KAPALUA, Hawaii (AP) Ernie Els holds a scoring record on the Plantation Course at Kapalua that will be tough to break, winning the Mercedes-Benz Championship five years ago at 31-under par for an eight-shot victory.
What he tries to forget was his last trip to Maui.
Needing only a birdie on the par-5 closing hole to force a playoff in 2005, he hit his tee shot so far to the right that it vanished into the native grasses and cost him the tournament. Even more painful is that he has not been back to Kapalua since then.
"We don't want to talk about that," he said with easy laughter.
Els did not win another PGA Tour event until the Honda Classic last March, a stunning drought for someone of his caliber, a player who was No. 1 in the world, has won three majors and had won somewhere around the globe every year but one since 1991.
What went wrong?
Everyone knows about the blow to his psyche in 2004 when he had a chance to win all four majors and came away empty, followed by the knee injury while boating in the Mediterranean in the summer of 2005, and returning too early from surgery to repair torn ligaments.
But it goes beyond the golf.
"I've had a lot of things that I've had to kind of put in place away from golf," Els said. "There's been a lot of things happen in our family.

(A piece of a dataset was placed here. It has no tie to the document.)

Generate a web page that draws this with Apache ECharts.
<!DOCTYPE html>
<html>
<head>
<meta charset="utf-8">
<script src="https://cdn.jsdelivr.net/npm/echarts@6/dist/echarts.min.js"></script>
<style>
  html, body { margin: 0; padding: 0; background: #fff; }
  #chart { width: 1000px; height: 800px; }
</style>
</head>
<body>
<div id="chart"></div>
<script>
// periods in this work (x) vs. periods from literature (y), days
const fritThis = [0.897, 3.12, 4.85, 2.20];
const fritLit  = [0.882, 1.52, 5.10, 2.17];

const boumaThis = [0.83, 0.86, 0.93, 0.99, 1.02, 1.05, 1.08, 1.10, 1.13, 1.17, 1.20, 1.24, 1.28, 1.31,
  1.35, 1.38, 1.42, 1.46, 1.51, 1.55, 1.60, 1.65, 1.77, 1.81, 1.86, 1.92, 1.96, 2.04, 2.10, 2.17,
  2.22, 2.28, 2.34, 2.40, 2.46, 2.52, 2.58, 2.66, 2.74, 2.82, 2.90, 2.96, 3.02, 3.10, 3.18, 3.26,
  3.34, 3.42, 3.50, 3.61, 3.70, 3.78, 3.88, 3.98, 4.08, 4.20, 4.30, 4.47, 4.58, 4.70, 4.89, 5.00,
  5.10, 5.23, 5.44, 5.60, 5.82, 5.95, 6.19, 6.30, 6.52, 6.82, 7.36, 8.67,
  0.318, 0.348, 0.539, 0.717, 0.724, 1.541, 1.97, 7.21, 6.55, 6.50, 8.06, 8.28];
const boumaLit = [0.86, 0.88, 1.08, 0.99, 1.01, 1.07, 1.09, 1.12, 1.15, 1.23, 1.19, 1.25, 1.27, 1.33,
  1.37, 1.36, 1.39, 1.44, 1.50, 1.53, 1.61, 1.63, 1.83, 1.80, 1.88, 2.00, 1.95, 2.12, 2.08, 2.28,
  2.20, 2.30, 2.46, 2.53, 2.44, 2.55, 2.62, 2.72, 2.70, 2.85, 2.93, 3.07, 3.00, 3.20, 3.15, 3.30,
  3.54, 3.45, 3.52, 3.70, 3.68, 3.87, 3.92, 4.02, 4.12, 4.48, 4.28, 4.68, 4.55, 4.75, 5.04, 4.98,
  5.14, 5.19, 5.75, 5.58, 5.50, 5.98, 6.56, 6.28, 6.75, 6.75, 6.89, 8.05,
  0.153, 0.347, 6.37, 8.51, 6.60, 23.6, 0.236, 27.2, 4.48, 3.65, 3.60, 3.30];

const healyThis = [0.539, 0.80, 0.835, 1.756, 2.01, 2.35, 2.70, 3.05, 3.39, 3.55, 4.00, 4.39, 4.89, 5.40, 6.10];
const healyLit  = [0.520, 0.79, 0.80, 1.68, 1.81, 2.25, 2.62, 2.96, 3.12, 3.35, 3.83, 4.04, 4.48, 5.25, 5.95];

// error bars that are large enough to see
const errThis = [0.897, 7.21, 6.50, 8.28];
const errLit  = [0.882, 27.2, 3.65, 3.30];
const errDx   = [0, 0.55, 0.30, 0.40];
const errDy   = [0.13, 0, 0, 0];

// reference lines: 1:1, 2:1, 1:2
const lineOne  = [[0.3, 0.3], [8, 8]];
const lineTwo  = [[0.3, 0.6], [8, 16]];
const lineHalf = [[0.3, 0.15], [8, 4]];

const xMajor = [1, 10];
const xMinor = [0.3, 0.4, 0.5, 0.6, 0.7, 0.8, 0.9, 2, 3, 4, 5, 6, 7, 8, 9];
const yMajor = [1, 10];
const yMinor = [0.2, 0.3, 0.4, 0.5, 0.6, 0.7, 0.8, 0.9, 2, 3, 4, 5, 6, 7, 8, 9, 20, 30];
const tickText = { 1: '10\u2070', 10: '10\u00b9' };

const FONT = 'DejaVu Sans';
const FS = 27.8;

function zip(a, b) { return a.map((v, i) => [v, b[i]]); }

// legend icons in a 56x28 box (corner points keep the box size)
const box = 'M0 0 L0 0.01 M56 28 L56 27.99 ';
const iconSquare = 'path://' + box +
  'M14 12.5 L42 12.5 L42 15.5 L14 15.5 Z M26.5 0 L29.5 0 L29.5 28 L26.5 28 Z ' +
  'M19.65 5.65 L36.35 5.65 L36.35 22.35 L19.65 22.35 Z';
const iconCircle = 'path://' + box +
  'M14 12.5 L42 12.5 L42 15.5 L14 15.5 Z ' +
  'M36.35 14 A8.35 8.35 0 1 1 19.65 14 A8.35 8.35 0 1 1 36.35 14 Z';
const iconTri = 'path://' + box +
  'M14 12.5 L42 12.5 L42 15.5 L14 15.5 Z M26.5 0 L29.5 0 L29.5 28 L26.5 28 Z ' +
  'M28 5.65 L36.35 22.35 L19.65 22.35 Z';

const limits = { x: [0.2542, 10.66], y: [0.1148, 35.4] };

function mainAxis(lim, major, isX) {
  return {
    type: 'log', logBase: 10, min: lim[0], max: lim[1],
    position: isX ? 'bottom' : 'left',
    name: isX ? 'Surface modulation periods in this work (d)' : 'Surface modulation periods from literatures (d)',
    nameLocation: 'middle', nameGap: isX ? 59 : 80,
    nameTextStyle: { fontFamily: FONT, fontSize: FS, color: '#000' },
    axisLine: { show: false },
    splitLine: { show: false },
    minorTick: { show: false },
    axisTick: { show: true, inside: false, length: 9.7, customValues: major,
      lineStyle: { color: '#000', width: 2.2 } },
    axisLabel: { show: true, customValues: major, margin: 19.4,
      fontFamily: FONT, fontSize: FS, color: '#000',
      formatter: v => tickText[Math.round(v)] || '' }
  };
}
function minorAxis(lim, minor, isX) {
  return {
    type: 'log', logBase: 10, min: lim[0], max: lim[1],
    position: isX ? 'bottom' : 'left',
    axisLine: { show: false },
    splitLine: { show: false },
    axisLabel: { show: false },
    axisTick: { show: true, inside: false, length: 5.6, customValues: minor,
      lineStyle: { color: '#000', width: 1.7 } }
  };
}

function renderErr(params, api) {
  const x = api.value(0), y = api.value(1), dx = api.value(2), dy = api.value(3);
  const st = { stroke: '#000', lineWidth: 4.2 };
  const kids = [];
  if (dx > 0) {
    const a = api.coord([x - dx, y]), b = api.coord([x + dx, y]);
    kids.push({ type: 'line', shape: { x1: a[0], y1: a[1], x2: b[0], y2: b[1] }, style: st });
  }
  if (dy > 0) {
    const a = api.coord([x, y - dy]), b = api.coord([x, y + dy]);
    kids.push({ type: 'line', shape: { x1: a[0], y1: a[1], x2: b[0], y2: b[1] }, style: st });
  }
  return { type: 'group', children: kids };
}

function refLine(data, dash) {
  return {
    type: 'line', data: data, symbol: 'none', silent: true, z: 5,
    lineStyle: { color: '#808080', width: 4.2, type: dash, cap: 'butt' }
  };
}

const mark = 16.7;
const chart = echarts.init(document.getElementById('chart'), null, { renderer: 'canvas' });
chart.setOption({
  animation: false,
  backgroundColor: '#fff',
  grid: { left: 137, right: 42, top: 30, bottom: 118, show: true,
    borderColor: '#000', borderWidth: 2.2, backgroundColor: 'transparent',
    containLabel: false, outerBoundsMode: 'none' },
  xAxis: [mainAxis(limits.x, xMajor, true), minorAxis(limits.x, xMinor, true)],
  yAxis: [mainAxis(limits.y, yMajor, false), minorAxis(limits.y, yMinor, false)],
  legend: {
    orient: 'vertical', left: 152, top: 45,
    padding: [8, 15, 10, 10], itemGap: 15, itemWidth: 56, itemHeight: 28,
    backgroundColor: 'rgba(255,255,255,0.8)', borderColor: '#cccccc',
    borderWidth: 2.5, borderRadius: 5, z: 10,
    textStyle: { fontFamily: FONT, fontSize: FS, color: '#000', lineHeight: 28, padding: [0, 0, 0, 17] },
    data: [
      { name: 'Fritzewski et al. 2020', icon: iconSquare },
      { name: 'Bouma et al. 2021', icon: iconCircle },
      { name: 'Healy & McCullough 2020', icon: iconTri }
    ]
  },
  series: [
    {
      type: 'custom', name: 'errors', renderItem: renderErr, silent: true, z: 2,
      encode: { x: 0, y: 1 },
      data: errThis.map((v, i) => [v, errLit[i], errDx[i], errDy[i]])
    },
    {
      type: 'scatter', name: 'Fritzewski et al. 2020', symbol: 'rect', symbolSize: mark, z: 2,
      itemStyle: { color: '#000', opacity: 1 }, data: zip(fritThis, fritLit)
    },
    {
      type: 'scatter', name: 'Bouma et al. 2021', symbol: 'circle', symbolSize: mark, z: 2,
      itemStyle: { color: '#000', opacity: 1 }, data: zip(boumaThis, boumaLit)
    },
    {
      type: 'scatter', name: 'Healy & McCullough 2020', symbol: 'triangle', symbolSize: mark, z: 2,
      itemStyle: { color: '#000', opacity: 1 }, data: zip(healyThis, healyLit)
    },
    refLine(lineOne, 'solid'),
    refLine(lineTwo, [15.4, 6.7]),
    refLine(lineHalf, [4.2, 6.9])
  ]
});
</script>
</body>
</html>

That's been more important than anything else. You guys report on golf all the time. You don't report on the whole picture. So being ... I wouldn't say distracted, but taking care of more important things has taken my focus away a little bit."

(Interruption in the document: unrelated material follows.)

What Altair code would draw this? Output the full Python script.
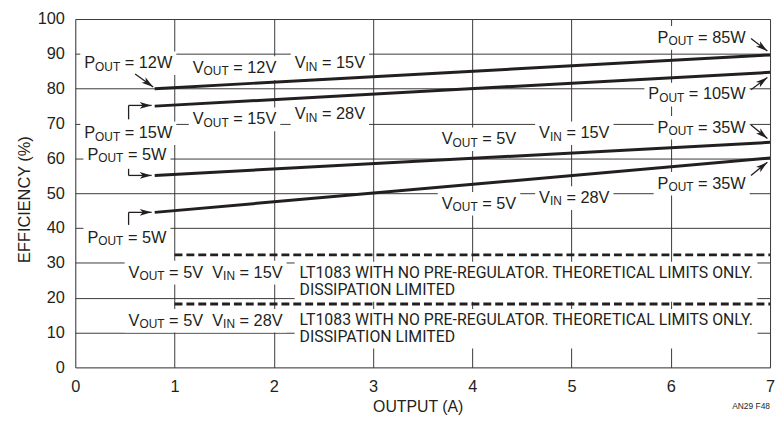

Els didn't go into many details, but the biggest adjustment was going public last year with news that his son, Ben, has been diagnosed with autism. The South African has become a voice to find a cure for autism, and last year he moved his family from London to south Florida for the schooling.
At age 39, he is starting to feel at peace, in control and refreshed about the new year.
The 2009 season begins on Thursday when Marc Turnesa, among the 33 tour winners who have gathered at Kapalua, hits the opening tee shot on a mountainous course that is unlike any they will see the rest of the year.
Els skipped some of the South African tournaments he typically plays in December, except for the South African Open, and he will package his global travels slightly to ease the wear-and-tear.
Even with a focus on so many young players - Anthony Kim, Sergio Garcia, Camilo Villegas, Adam Scott - and the return of Tiger Woods sometime in the spring, Els wants to return to getting the most out of his talent.
"I want to inch myself along, play each round, each tournament," he said. "I've got a lot of talent, and if I get all of this stuff together, things can start falling into place again."
His mood is helped by the company he keeps.
The only way to play at Kapalua is to win the previous year on the PGA Tour, which was not easy even when Woods skipped the final three months of the regular season with reconstructive knee surgery after winning the U.S. Open.
Only six players in the field were at the Mercedes-Benz Championship last year - defending champion Daniel Chopra, Vijay Singh, Justin Leonard, K.J. Choi, Boo Weekley and Zach Johnson.
Then again, four winners decided not to make the trip. Woods is still recovering from his knee surgery; Phil Mickelson stopped coming in 2002; Garcia (a past champion at Kapalua) had to skip because he lives in Spain and is playing next week in Abu Dhabi; and double major winner Padraig Harrington of Ireland is in the middle of his winter break.
Those are the top four players in the world, which doesn't look good for a tour trying to put on its best face in a weakened economy. Even so, there is plenty of star power on the rugged coast of Maui.
Kenny Perry, who will play the first round with Els, is coming off a three-victory season while turning 48 and believes he has the talent to win eight more times in the next few years, which would take him to 20 wins for his career.
Singh is coming off his FedEx Cup title, a year in which his earnings topped $18 million. It will be a short-lived appearance in Hawaii for the big Fijian, who revealed that he tore the meniscus in his right knee and will have surgery next week that will keep him out for a month.
And while Woods was away, the focus shifted to youth - especially Kim and Villegas.
Kim broke Woods' scoring record at the Wachovia Championship with a five-shot victory, then won Woods' tournament with a 65 at Congressional in the AT&T National. He was sixth on the PGA Tour money list and moved up 63 spots to No. 12 in the world ranking.
Villegas took baby steps until bursting through with victories in the BMW Championship and Tour Championship - both won by Woods the previous year - to finish second in the FedEx Cup and move up 49 spots to No. 7 in the world.
The 23-year-old Kim faces the highest expectations, which is fine with him.
"I've always thought that I was able to achieve some pretty high, lofty goals," Kim said. "I never thought it would be any other way. I thought one day it was going to happen, and it happens to be now. Hopefully, if I just stay on the right path, I'll have a pretty bright future."
Els remembers when he was part of the younger generation. He won the U.S. Open at 24, an era that included the arrival of Mickelson, Leonard and Darren Clarke.
"Fifteen years ago, I was that age, and you come through and you want to run through walls," Els said.
Maybe he has enough energy left to run through them again.